Coming out of the bathroom that morning, I returned to the items that did make it onto my To-Do-List: study, write, respond to some e-mail; change the filters in our Reverse Osmosis system under the sink (which this time calls for a few drops of bleach and flushing the system twice—which in the past has taken several hours to complete. This is in addition to my usual 30-60 minutes each morning cleaning the dishes, wiping surfaces, and putting everything away in cupboards . . .

This morning there’s a new item. Yesterday, backing out into the street, I must have been off to the side a few feet more than usual because the frontend of my Prius (with its 4 inch clearance above the bottom of the tires (a feature of gas-mileage aerodynamic engineering that made better sense in 2011 when gas prices were above $4/gallon) came down hard on the sidewalk and opened a sizable gap where the bumper joins the wheel well. So now I have two new items on my To-Do-List: apply duct tape to the front of my Prius today so that it doesn’t vibrate apart next time I drive; and contact my mechanics about doing something more permanent when they open after the holidays.

The situation in which I live requires that I make choices each day about what to do among competing elements of disarray. And when I see the perfectly placed, well dusted items in the household of someone who doesn’t live with five other people, two dogs and a cat, I merely nod to myself like someone gazing through a car dealership window at a solid SUV which would never fall apart because I backed up a foot to the left of my driveway’s cut away. I content myself with spending those 30-60 minutes each morning cleaning up the kitchen, cycling the dishwasher, wiping surfaces, immersing pots and pans in the sink while I make coffee, checking the cat litter, garbage, recycle, wash, rinse, and put away those pots and pans, and in one way or another continue to make a daily bargain with time in order to preserve a window–before others appear from their bedrooms–for study, practice and writing, which I value more than such skirmishes with the armies of entropy that are constantly storming the castle of my life.
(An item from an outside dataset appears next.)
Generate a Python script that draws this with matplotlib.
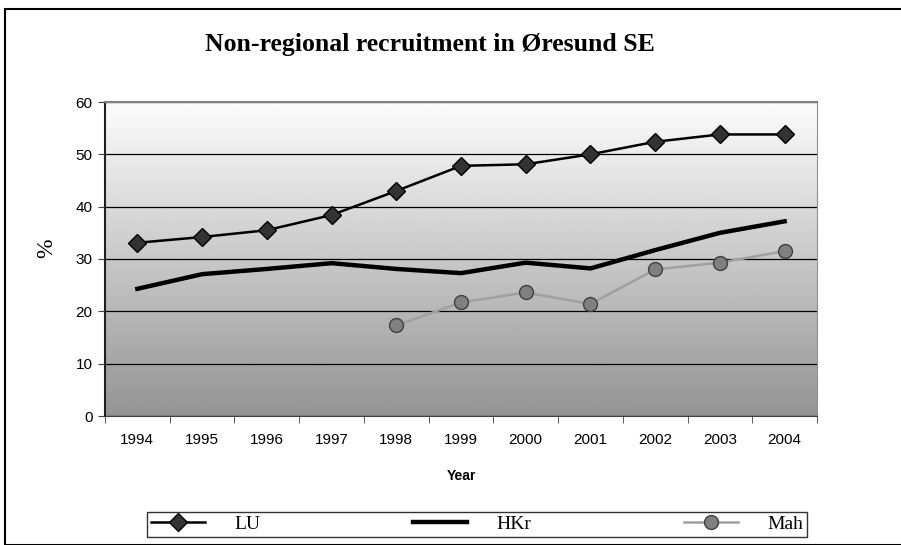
import numpy as np
import matplotlib.pyplot as plt
from matplotlib.patches import Rectangle

years = ['1994', '1995', '1996', '1997', '1998', '1999', '2000', '2001', '2002', '2003', '2004']
lu = [33.1, 34.2, 35.5, 38.4, 43.0, 47.8, 48.1, 50.0, 52.4, 53.8, 53.8]
hkr = [24.3, 27.1, 28.1, 29.2, 28.1, 27.3, 29.3, 28.2, 31.7, 35.0, 37.2]
mah = [np.nan, np.nan, np.nan, np.nan, 17.3, 21.7, 23.6, 21.4, 28.0, 29.3, 31.5]

x = np.arange(len(years))

fig = plt.figure(figsize=(9.01, 5.45), dpi=100)
ax = fig.add_axes([105/901, 1 - 416/545, 712/901, 314/545])

# gradient background of plot area
grad = np.linspace(0.99, 0.58, 256).reshape(-1, 1)
ax.imshow(grad, cmap='gray', vmin=0, vmax=1, aspect='auto',
          extent=[0, 1, 0, 1], transform=ax.transAxes, zorder=0)

ax.set_xlim(-0.5, len(years) - 0.5)
ax.set_ylim(0, 60)
ax.set_yticks(range(0, 61, 10))
ax.yaxis.grid(True, color='black', linewidth=0.9)
ax.set_axisbelow(True)
for s in ax.get_ygridlines():
    s.set_zorder(1)

ax.plot(x, lu, color='black', linewidth=1.8, marker='D', markersize=9,
        markerfacecolor='#333333', markeredgecolor='black', zorder=3, label='LU')
ax.plot(x, hkr, color='black', linewidth=3.2, zorder=3, label='HKr')
ax.plot(x, mah, color='#a0a0a0', linewidth=1.8, marker='o', markersize=10,
        markerfacecolor='#808080', markeredgecolor='#404040', zorder=3, label='Mah')

ax.set_xticks(x)
ax.set_xticklabels(years, fontfamily='Liberation Sans', fontsize=11)
ax.set_xticks(np.arange(-0.5, len(years)), minor=True)
ax.tick_params(axis='x', which='major', length=0, pad=12)
ax.tick_params(axis='x', which='minor', length=5, direction='out', color='#404040')
ax.tick_params(axis='y', length=5, direction='out', color='#404040', labelsize=11, pad=4)
for lab in ax.get_yticklabels():
    lab.set_fontfamily('Liberation Sans')

ax.spines['top'].set_color('#808080')
ax.spines['top'].set_linewidth(1.5)
ax.spines['right'].set_color('#909090')
ax.spines['left'].set_color('#202020')
ax.spines['left'].set_linewidth(1.5)
ax.spines['bottom'].set_color('#404040')

fig.text(430/901, 1 - 45/545, 'Non-regional recruitment in Øresund SE', ha='center', va='center',
         fontfamily='Liberation Serif', fontweight='bold', fontsize=18.5)
fig.text(47/901, 1 - 248/545, '%', rotation=90, ha='center', va='center',
         fontfamily='Liberation Serif', fontsize=17)
fig.text(461/901, 1 - 476/545, 'Year', ha='center', va='center',
         fontfamily='Liberation Sans', fontweight='bold', fontsize=10)

leg = fig.legend(loc='lower left', bbox_to_anchor=(147/901, 1 - 537/545, 660/901, 29/545),
                 ncol=3, mode='expand', frameon=True, fancybox=False, borderaxespad=0,
                 prop={'family': 'Liberation Serif', 'size': 14}, handlelength=2.8,
                 borderpad=0.2, handletextpad=1.5)
leg.get_frame().set_edgecolor('black')
leg.get_frame().set_linewidth(1.0)

# outer chart border
fig.patches.append(Rectangle((5/901, 0), 1.2, 1 - 9/545, transform=fig.transFigure,
                             fill=False, edgecolor='black', linewidth=1.5))

fig.savefig('out.png', dpi=100)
Still, I sometimes think of the people in the Nyingma community who have planted thousands of trees and flowers, constructed temples and who unceasingly create the books which keep an ancient tradition alive for practitioners in Asia and the West alike. This is not simply an abstract recognition that there are more balanced and energetic people doing important work on our planet. Their work has rescued me from a way of living that was discouraged, dark and confused, when I most needed it.

Thanks goodness that there are people actively engaged in our world who keep the lamps of knowing and caring burning, and who keep launching themselves into the precious opportunities of time and space, as if there is no tomorrow guaranteed for our world.

A passing thought: a week from today, on the first day of a new year, will I find it in me to articulate a vision, and an accompanying intention, that pushes against the membrane of caution which has formed around my willingness to hope and dream and aspire?

One comment to “Kicking the Can down the Road”
  1. Don’t get up on a ladder. Very hazardous activity for people our age. Last week I had my backyard landscape redone. Twenty three rotting railroad ties were replaced by stone and working garden area was reduced. As the crew was leaving I gave them a 16’ aluminum extension ladder. I had tried to sell it for $10, but without success. Happy to have someone haul it away.